Qui va le suivre sur ce terrain ? Qui, dans les deux grands blocs d’opposition à l’Assemblée nationale (NFP et RN), va prendre le risque de voter des hausses d’impôt ou des baisses de dépenses qui ne seraient pas en faveur directe de son électorat ? Et même dans les rangs du groupe gouvernemental, qui… ? Au mieux, l’on peut s’attendre à un projet complètement édulcoré au départ, lourdement amendé ensuite et complètement hors sujet dans les mois qui suivront son adoption. Baisses de dépenses insuffisamment documentées ; hypothèses macroéconomiques trop optimistes, etc., dira la Cour des comptes. Exactement comme pour le PLF 2025.

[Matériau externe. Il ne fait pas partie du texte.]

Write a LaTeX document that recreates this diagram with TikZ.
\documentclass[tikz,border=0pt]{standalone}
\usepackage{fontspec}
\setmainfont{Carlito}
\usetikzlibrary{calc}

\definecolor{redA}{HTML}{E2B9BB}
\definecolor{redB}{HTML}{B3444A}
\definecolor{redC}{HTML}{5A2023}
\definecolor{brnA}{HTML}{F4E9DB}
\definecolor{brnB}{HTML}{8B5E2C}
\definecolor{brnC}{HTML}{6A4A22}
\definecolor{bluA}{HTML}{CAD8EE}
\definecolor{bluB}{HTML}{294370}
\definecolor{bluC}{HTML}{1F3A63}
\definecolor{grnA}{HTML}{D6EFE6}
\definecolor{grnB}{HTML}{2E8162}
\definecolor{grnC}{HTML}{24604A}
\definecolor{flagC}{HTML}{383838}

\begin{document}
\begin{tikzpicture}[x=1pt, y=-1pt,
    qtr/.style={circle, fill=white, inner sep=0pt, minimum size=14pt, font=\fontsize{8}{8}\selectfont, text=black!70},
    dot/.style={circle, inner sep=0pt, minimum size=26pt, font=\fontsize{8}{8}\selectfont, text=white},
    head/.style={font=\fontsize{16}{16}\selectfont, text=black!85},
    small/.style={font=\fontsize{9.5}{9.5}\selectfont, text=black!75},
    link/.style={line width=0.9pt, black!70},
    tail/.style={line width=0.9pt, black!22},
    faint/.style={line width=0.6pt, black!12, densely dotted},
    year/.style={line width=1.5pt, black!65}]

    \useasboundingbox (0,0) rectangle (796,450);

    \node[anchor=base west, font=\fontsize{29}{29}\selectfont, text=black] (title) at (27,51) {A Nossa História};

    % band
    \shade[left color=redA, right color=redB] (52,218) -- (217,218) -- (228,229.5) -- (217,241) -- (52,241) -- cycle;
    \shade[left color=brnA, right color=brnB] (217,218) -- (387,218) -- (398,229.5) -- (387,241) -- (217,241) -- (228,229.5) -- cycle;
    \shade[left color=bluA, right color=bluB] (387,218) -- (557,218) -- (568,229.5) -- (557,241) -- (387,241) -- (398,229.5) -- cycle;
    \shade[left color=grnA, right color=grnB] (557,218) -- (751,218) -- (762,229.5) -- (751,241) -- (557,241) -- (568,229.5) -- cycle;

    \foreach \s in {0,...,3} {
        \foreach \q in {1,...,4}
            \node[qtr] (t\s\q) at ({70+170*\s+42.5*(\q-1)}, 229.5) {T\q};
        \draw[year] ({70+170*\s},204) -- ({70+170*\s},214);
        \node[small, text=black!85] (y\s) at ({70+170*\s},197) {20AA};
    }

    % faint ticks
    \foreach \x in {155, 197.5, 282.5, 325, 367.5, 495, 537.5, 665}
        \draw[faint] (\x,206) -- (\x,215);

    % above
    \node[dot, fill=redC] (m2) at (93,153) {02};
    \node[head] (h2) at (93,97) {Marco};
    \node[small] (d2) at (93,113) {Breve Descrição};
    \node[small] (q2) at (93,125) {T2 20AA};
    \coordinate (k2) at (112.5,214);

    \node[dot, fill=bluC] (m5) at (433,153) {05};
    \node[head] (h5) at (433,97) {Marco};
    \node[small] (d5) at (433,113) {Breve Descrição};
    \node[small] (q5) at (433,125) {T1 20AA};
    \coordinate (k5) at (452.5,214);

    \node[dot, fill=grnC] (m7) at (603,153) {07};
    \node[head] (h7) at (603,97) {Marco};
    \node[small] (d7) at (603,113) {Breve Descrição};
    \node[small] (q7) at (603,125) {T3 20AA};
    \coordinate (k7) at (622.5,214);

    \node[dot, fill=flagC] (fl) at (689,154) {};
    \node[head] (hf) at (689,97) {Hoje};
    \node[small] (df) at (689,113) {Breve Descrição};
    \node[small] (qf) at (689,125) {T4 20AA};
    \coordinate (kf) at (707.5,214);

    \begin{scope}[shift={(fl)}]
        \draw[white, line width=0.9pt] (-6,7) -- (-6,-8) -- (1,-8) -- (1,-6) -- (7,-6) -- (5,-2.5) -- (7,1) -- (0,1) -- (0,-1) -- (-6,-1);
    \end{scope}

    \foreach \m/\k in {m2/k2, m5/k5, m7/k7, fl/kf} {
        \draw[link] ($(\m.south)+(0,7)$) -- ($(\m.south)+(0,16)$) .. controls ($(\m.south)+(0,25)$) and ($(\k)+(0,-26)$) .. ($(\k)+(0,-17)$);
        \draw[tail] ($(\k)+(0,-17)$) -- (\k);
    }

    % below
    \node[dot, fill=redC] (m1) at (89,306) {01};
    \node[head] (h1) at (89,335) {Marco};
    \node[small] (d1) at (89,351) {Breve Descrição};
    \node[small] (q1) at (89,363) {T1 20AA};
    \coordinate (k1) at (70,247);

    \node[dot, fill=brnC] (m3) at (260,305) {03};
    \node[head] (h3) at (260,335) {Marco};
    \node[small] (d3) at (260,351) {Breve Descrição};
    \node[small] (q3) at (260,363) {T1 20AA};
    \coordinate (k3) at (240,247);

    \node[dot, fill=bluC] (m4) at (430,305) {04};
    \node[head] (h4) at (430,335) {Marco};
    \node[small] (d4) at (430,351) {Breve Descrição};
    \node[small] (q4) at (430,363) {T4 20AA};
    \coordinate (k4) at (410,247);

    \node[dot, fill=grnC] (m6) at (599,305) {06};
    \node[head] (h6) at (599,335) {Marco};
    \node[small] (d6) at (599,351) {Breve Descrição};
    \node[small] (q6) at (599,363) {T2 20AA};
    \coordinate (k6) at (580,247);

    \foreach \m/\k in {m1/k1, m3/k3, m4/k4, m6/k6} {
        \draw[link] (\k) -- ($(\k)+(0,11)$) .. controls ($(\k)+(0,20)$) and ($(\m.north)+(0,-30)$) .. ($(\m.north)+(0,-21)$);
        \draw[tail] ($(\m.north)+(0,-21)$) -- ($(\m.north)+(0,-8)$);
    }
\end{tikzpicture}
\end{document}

Il se trouve que l’on se rapproche à grands pas de la date à partir de laquelle (le 8 juillet 2025) Emmanuel Macron pourrait annoncer une nouvelle dissolution de l’Assemblée nationale. Il semblerait toutefois que le chef de l’État ait adopté le principe de la STA-BI-LI-TÉ chère à François Bayrou. Il envisagerait donc plutôt de finir ses mandats sur un élargissement de sa coalition, du côté des LR via le ministre de l’Intérieur Bruno Retailleau qui vient d’être élu à la tête du parti (mais qui menace maintenant de démissionner si la proportionnelle devait être proposée par le gouvernement ; ça tombe mal), et du côté du PS dès que le futur premier secrétaire, Faure ou Mayer Rossignol, sera connu. Peut-être avec un changement de Premier ministre, si François Bayrou se faisait balayer par son budget.
“C’est pas compliqué : il suffit que les gens qui ne s’entendent pas m’écoutent”, lui fait dire avec beaucoup de finesse le dessinateur KAK dans son dessin de presse pour l’article sur ce désir de coalition publié par l’Opinion.
M. Macron peut toujours rêver. Mais qui va accepter de l’écouter sagement comme si de rien n’était ? Au bout de huit ans, 82 % des Français estiment que “le projet politique porté par Emmanuel Macron” est un échec, nous révèle un sondage Odoxa-Backbone Consulting pour Le Figaro publié le 30 mai dernier. De plus, ils sont 59 % à considérer que le macronisme n’est pas un courant de pensée politique et à nouveau 82 % pour dire que, courant ou pas, le macronisme ne survivra pas au départ d’Emmanuel Macron de l’Élysée.
Dans ces conditions des plus claires, on voit mal quel parti souhaiterait se coaliser avec lui d’ici la fin de son mandat. Tous les partis d’opposition, tous les candidats potentiels, y compris ceux qui jouent au centre, en sont à affûter leurs couteaux en vue de l’élection présidentielle de 2027. Ce qui revient à tout tenter pour s’éloigner au maximum du macronisme et d’Emmanuel Macron.
En attendant, la France n’aura pas les réformes qui étaient déjà nécessaires en 1995, en 2002, en 2007, en 2012, en 2017 et en 2022. Et rien ne dit qu’elle les aura ensuite. La droite au sens large (à l’exception, et heureusement, de quelques personnalités) comme la gauche au sens large sont arrivées à convaincre les Français qu’en dépit de dépenses publiques atteignant aujourd’hui 57 % du PIB, le macronisme était en fait un ultra-libéralisme. D’où son inévitable échec. Ça promet.